Entries:
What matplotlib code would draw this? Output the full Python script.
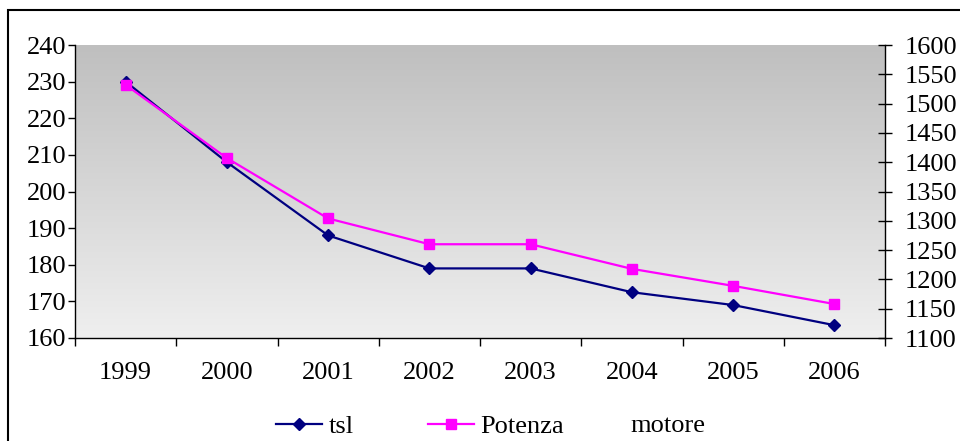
import numpy as np
import matplotlib
matplotlib.use("Agg")
import matplotlib.pyplot as plt
from matplotlib.patches import Rectangle
from matplotlib.lines import Line2D

years = ["1999", "2000", "2001", "2002", "2003", "2004", "2005", "2006"]
tsl = [230, 208, 188, 179, 179, 172.5, 169, 163.5]
potenza = [1532, 1407, 1304, 1260, 1260, 1218, 1189, 1158]
series_names = ["tsl", "Potenza", "motore"]

plt.rcParams['font.family'] = ['Liberation Serif', 'DejaVu Serif']
fs = 19

fig = plt.figure(figsize=(9.6, 4.41), dpi=100)
ax = fig.add_axes([75/960, 1 - 338/441, 810/960, 293/441])
ax2 = ax.twinx()

# gradient background, grey at top to light grey at bottom
grad = np.linspace(0, 1, 256).reshape(-1, 1)
cmap = matplotlib.colors.LinearSegmentedColormap.from_list("bg", ["#bfbfbf", "#efefef"])
ax.imshow(grad, aspect='auto', cmap=cmap, extent=[0, 1, 0, 1],
          transform=ax.transAxes, zorder=0)

x = np.arange(len(years))
ax.plot(x, tsl, color='#000080', marker='D', markersize=6, lw=1.6, zorder=3)
ax2.plot(x, potenza, color='#ff00ff', marker='s', markersize=7, lw=1.6, zorder=3)

ax.set_xlim(-0.5, len(years) - 0.5)
ax.set_ylim(160, 240)
ax.set_yticks(np.arange(160, 241, 10))
ax2.set_ylim(1100, 1600)
ax2.set_yticks(np.arange(1100, 1601, 50))

ax.set_xticks(np.arange(-0.5, len(years)), [''] * (len(years) + 1))
ax.set_xticks(x, years, minor=True)
ax.tick_params(axis='x', which='major', direction='out', length=6, width=1)
ax.tick_params(axis='x', which='minor', length=0, pad=17, labelsize=fs)
ax.tick_params(axis='y', direction='out', length=5, width=1, pad=1, labelsize=fs)
ax2.tick_params(axis='y', direction='inout', length=10, width=1, pad=9, labelsize=fs)

for a in (ax, ax2):
    a.spines['top'].set_visible(False)
    for s in ('left', 'bottom', 'right'):
        a.spines[s].set_linewidth(1)
ax.spines['right'].set_visible(False)
ax2.spines['left'].set_visible(False)
ax2.spines['bottom'].set_visible(False)

handles = [Line2D([], [], color='#000080', marker='D', markersize=6, lw=1.6),
           Line2D([], [], color='#ff00ff', marker='s', markersize=7, lw=1.6)]
fig.legend(handles, series_names[:2], loc='center', bbox_to_anchor=(420/960, 1 - 426/441),
           ncol=2, frameon=False, fontsize=fs, handlelength=1.75, handletextpad=0.25,
           columnspacing=2.8, borderpad=0)
fig.text(630/960, 1 - 426/441, series_names[2], fontsize=fs, ha='left', va='center')

# outer chart border
fig.patches.append(Rectangle((8/960, -0.1), 1.0, (441 - 10)/441 + 0.1,
                             transform=fig.transFigure, fill=False,
                             edgecolor='black', lw=1.5))

fig.savefig("out.png", dpi=100)
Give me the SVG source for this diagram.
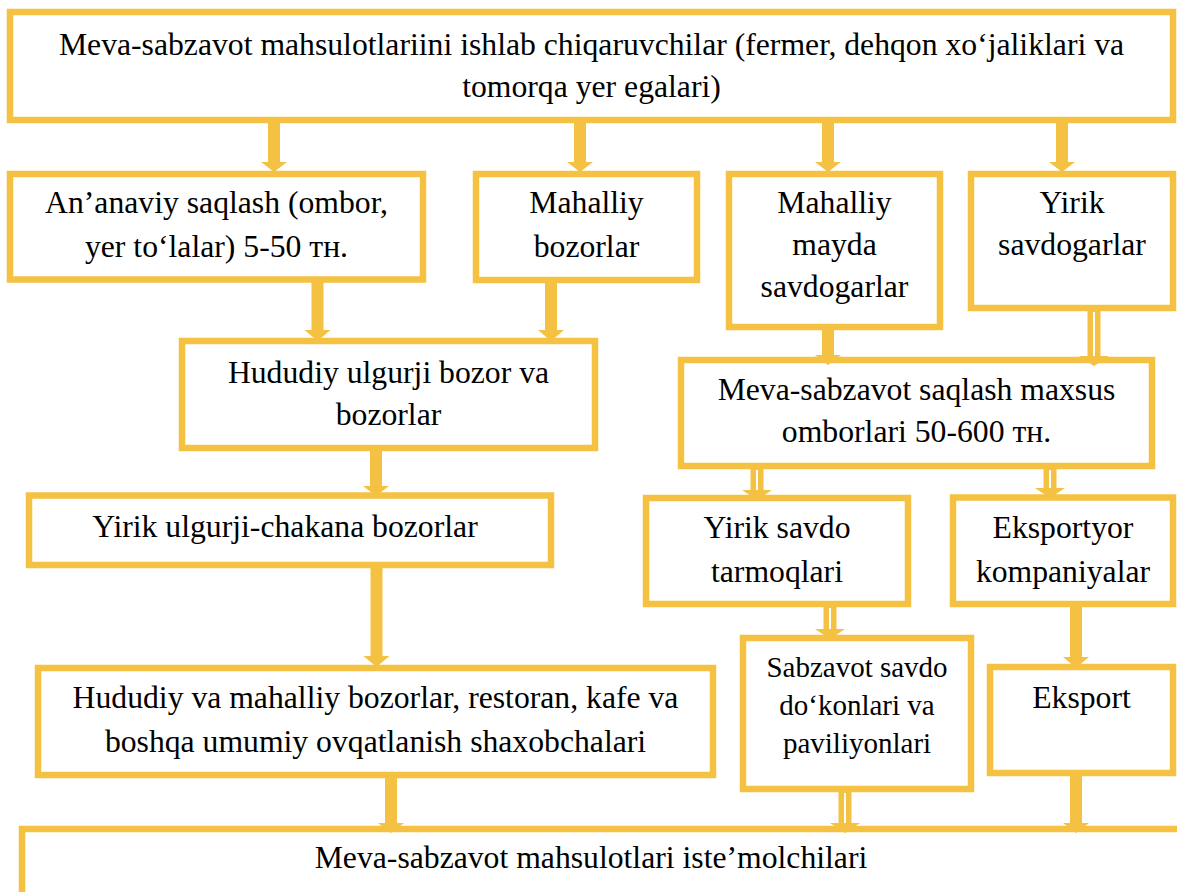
<svg xmlns="http://www.w3.org/2000/svg" width="1177" height="892" viewBox="0 0 1177 892">
<style>
.box{fill:#ffffff;stroke:#F5C142;stroke-width:6.5}
.t{font-family:'Liberation Serif','DejaVu Serif',serif;font-size:31.7px;fill:#000000;text-anchor:middle}
.ts{font-family:'Liberation Serif','DejaVu Serif',serif;font-size:29px;fill:#000000;text-anchor:middle}
.arr{fill:#F5C142}
.stripe{stroke:#ffffff;stroke-width:2;fill:none}
</style>
<rect width="1177" height="892" fill="#ffffff"/>
<g id="n-top"><rect class="box" x="10" y="12" width="1163" height="108"/>
<text class="t" x="591.5" y="55">Meva-sabzavot mahsulotlariini ishlab chiqaruvchilar (fermer, dehqon xo‘jaliklari va</text>
<text class="t" x="591.5" y="97">tomorqa yer egalari)</text></g>
<g id="n-ananaviy"><rect class="box" x="10" y="174" width="413" height="105.5"/>
<text class="t" x="216.5" y="213">An’anaviy saqlash (ombor,</text>
<text class="t" x="216.5" y="257">yer to‘lalar) 5-50 тн.</text></g>
<g id="n-mahalliy-bozor"><rect class="box" x="476" y="174" width="221" height="106"/>
<text class="t" x="586.5" y="213">Mahalliy</text>
<text class="t" x="586.5" y="257">bozorlar</text></g>
<g id="n-mayda"><rect class="box" x="729" y="174" width="211" height="153"/>
<text class="t" x="834.5" y="213">Mahalliy</text>
<text class="t" x="834.5" y="255">mayda</text>
<text class="t" x="834.5" y="297">savdogarlar</text></g>
<g id="n-yirik-savdogar"><rect class="box" x="971" y="174" width="202" height="134"/>
<text class="t" x="1072" y="213">Yirik</text>
<text class="t" x="1072" y="255">savdogarlar</text></g>
<g id="n-hududiy-ulgurji"><rect class="box" x="182" y="341" width="413" height="107"/>
<text class="t" x="388.5" y="383">Hududiy ulgurji bozor va</text>
<text class="t" x="388.5" y="425">bozorlar</text></g>
<g id="n-omborlar"><rect class="box" x="681" y="360" width="471" height="106"/>
<text class="t" x="916.5" y="400">Meva-sabzavot saqlash maxsus</text>
<text class="t" x="916.5" y="442">omborlari 50-600 тн.</text></g>
<g id="n-yirik-ulgurji"><rect class="box" x="29" y="495.5" width="522" height="69.5"/>
<text class="t" x="285" y="537">Yirik ulgurji-chakana bozorlar</text></g>
<g id="n-yirik-savdo"><rect class="box" x="646" y="498" width="262" height="106"/>
<text class="t" x="777" y="538">Yirik savdo</text>
<text class="t" x="777" y="582">tarmoqlari</text></g>
<g id="n-eksportyor"><rect class="box" x="953" y="497.5" width="220" height="106.5"/>
<text class="t" x="1063" y="538">Eksportyor</text>
<text class="t" x="1063" y="582">kompaniyalar</text></g>
<g id="n-hududiy-mahalliy"><rect class="box" x="38" y="668" width="675" height="107"/>
<text class="t" x="375.5" y="708">Hududiy va mahalliy bozorlar, restoran, kafe va</text>
<text class="t" x="375.5" y="752">boshqa umumiy ovqatlanish shaxobchalari</text></g>
<g id="n-sabzavot"><rect class="box" x="743" y="638" width="228" height="151"/>
<text class="ts" x="857" y="677">Sabzavot savdo</text>
<text class="ts" x="857" y="715">do‘konlari va</text>
<text class="ts" x="857" y="753">paviliyonlari</text></g>
<g id="n-eksport"><rect class="box" x="990" y="667" width="183" height="106"/>
<text class="t" x="1081.5" y="708">Eksport</text></g>
<g id="n-istemolchi"><rect class="box" x="22" y="829" width="1200" height="100"/>
<text class="t" x="591" y="868">Meva-sabzavot mahsulotlari iste’molchilari</text></g>
<g id="connectors">
<polygon class="arr" points="268,123 280,123 280,162 287,162 274,172 261,162 268,162"/>
<polygon class="arr" points="574,123 586,123 586,162 593,162 580,172 567,162 574,162"/>
<polygon class="arr" points="822,123 834,123 834,162 841,162 828,172 815,162 822,162"/>
<polygon class="arr" points="1056,123 1068,123 1068,162 1075,162 1062,172 1049,162 1056,162"/>
<polygon class="arr" points="311.5,282 323.5,282 323.5,330 330.5,330 317.5,341 304.5,330 311.5,330"/>
<polygon class="arr" points="545,283 557,283 557,330 564,330 551,341 538,330 545,330"/>
<polygon class="arr" points="822,329 834,329 834,355 841,355 828,365 815,355 822,355"/>
<polygon class="arr" points="370,451 382,451 382,486 389,486 376,496 363,486 370,486"/>
<polygon class="arr" points="370.5,567 382.5,567 382.5,656 389.5,656 376.5,667 363.5,656 370.5,656"/>
<polygon class="arr" points="385,777 397,777 397,823 404,823 391,833 378,823 385,823"/>
<polygon class="arr" points="1070,606 1082,606 1082,657 1089,657 1076,668 1063,657 1070,657"/>
<polygon class="arr" points="1070,775 1082,775 1082,823 1089,823 1076,833 1063,823 1070,823"/>
<polygon class="arr" points="1087.5,310 1100.5,310 1100.5,356 1109,356 1094,366 1079,356 1087.5,356"/>
<line class="stripe" x1="1094" y1="312" x2="1094" y2="356"/>
<polygon class="arr" points="750.5,468 763.5,468 763.5,490 772,490 757,500 742,490 750.5,490"/>
<line class="stripe" x1="757" y1="470" x2="757" y2="490"/>
<polygon class="arr" points="1043.5,468 1056.5,468 1056.5,488 1065,488 1050,498 1035,488 1043.5,488"/>
<line class="stripe" x1="1050" y1="470" x2="1050" y2="488"/>
<polygon class="arr" points="823.5,606 836.5,606 836.5,629 845,629 830,639 815,629 823.5,629"/>
<line class="stripe" x1="830" y1="608" x2="830" y2="629"/>
<polygon class="arr" points="838.5,791 851.5,791 851.5,823 860,823 845,833 830,823 838.5,823"/>
<line class="stripe" x1="845" y1="793" x2="845" y2="823"/>
</g>
</svg>
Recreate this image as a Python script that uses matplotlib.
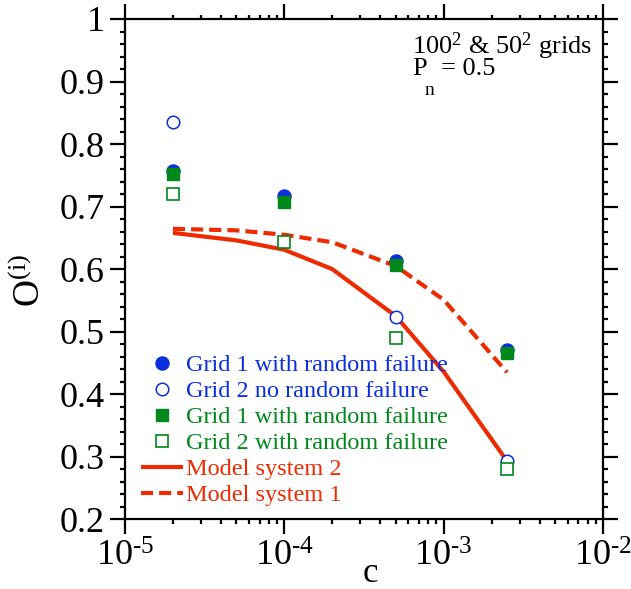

Challenge: Repeat only the lines between the top of the entries above and the line containing "from matplotlib.lines import Line2D", both ends included, without the pictures.

Answer for the task:
What matplotlib code would draw this? Output the full Python script.
import numpy as np
import matplotlib
matplotlib.use("Agg")
import matplotlib.pyplot as plt
from matplotlib.patches import Rectangle
from matplotlib.lines import Line2D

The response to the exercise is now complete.